Building on this integration breakthrough, Tyndall has also developed the first chip-on-tip fluorescence lifetime imaging (FLIM) micro-camera at an endoscopic scale, described in a further Optics Letters paper. This micro-camera has an external diameter of 4 millimeters and comprises a miniaturized 1-square-millimeter 128 × 120 SPAD array detector, integrated imaging optics and an optical fiber for excitation light delivery. 

Three different light sources were trialled with the device: 375 and 405 nanometer pulsed laser diodes and a pulsed supercontinuum laser.

"This addresses key challenges in photonics packaging, stray light suppression, electrical interfacing and compact optical design to enable time-resolved fluorescence imaging at clinically relevant scales," wrote the team.

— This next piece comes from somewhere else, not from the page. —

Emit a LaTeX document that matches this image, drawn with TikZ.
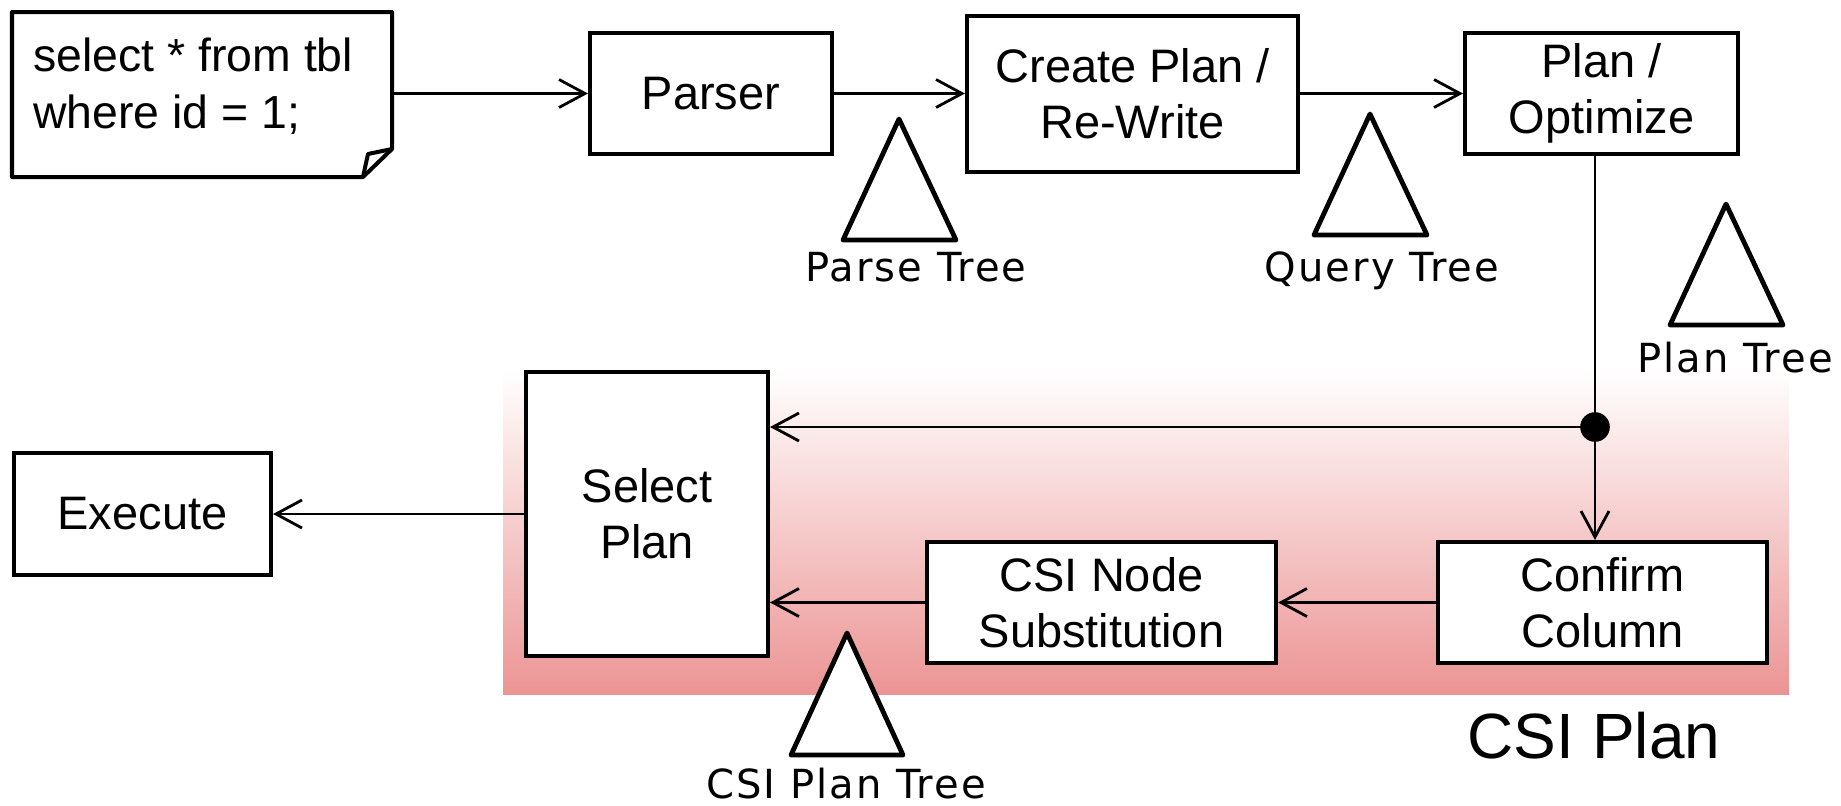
\documentclass[tikz,border=0pt]{standalone}
\usepackage{fontspec}
\setmainfont{Liberation Sans}
\newfontfamily\lblfont[LetterSpace=5]{DejaVu Sans}
\usetikzlibrary{arrows.meta}
\definecolor{pinkb}{RGB}{236,148,148}
\tikzset{
  box/.style={draw, line width=0.1cm, fill=white, inner sep=0pt, align=center,
    font=\fontsize{33.4}{39.8}\selectfont},
  sqltext/.style={anchor=base west, inner sep=0pt, font=\fontsize{33}{39.8}\selectfont},
  conn/.style={line width=0.07cm, -{Straight Barb[length=0.65cm,width=0.7cm,line width=0.07cm]}},
  plain/.style={line width=0.07cm},
  tri/.style={draw, line width=0.12cm, fill=white, line join=round},
  treelbl/.style={anchor=base, inner sep=0pt, font=\lblfont\fontsize{28.5}{34}\selectfont},
  biglbl/.style={anchor=base, inner sep=0pt, font=\fontsize{45.5}{50}\selectfont},
  junction/.style={circle, fill=black, inner sep=0pt, minimum size=0.74cm}
}
\begin{document}
\begin{tikzpicture}[x=0.025cm,y=-0.025cm]
\useasboundingbox (0,0) rectangle (1841,805);
% shaded CSI region
\shade[top color=white, bottom color=pinkb] (503,370) rectangle (1789,694);
\node[biglbl] (csilbl) at (1594,758) {CSI Plan};

% SQL document
\node[minimum width=9.5cm, minimum height=4.125cm, inner sep=0pt] (sql) at (202,94.5) {};
\draw[line width=0.1cm, line join=round, fill=white] (12,12) -- (392,12) -- (392,149) -- (363,177) -- (12,177) -- cycle;
\draw[line width=0.1cm, line join=round] (392,149) -- (368,154) -- (363,177);
\node[sqltext] (sql1) at (33,71) {select * from tbl};
\node[sqltext] (sql2) at (33,128) {where id = 1;};

% boxes
\node[box, minimum width=6.05cm, minimum height=3.025cm] (parser) at (711,93.5) {Parser};
\node[box, minimum width=8.275cm, minimum height=3.9cm] (create) at (1132.5,94) {Create Plan /\\Re-Write};
\node[box, minimum width=6.825cm, minimum height=3.025cm] (opt) at (1601.5,93.5) {Plan /\\Optimize};
\node[box, minimum width=6.05cm, minimum height=7.1cm] (select) at (647,514) {Select\\Plan};
\node[box, minimum width=6.425cm, minimum height=3.05cm] (exec) at (142.5,514) {Execute};
\node[box, minimum width=8.725cm, minimum height=3.025cm] (csi) at (1101.5,602.5) {CSI Node\\Substitution};
\node[box, minimum width=8.225cm, minimum height=3.025cm] (confirm) at (1602.5,602.5) {Confirm\\Column};
\node[junction] (dot) at (1595,427) {};

% connectors
\draw[conn] (sql.east |- parser.west) -- (parser.west);
\draw[conn] (parser.east) -- (create.west |- parser.east);
\draw[conn] (create.east |- opt.west) -- (opt.west);
\draw[plain] (dot |- opt.south) -- (dot.center);
\draw[conn] (dot.center) -- (select.east |- dot);
\draw[conn] (dot.center) -- (dot |- confirm.north);
\draw[conn] (confirm.west) -- (csi.east);
\draw[conn] (csi.west) -- (select.east |- csi.west);
\draw[conn] (select.west) -- (exec.east);

% trees
\draw[tri] (899,119) -- (956,240) -- (843,240) -- cycle;
\node[treelbl] (parsetree) at (916,281) {Parse Tree};
\draw[tri] (1370,114) -- (1427,235) -- (1314,235) -- cycle;
\node[treelbl] (querytree) at (1382,281) {Query Tree};
\draw[tri] (1726,204) -- (1783,325) -- (1670,325) -- cycle;
\node[treelbl] (plantree) at (1735,372) {Plan Tree};
\draw[tri] (847,633) -- (903,755) -- (791,755) -- cycle;
\node[treelbl] (csitree) at (846,798) {CSI Plan Tree};
\end{tikzpicture}
\end{document}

In trials on unlabelled ex vivo sheep tissues, the new device recorded a distinct contrast in FLIM data from intestine and lung samples, with a mean lifetime of 2.7 nanoseconds for the former and 3.5 nanoseconds for the latter. Features below 30 microns in size were resolved. 

Bringing FLIM systems to the tip of an endoscope will open new areas of exploration for intraoperative diagnostics and surgical guidance, commented Tyndall, and this research represents a significant step in translating semiconductor and photonics research into clinically relevant technologies. 

"Having demonstrated fully optically powered operation in controlled environments, we are now focused on progressing towards pre-clinical and in vivo validation," commented Sanathana Konugolu Venkata Sekar, head of the FAST-BioPhotonics research group at Tyndall. "This transition is essential to proving real-world viability in complex biological environments."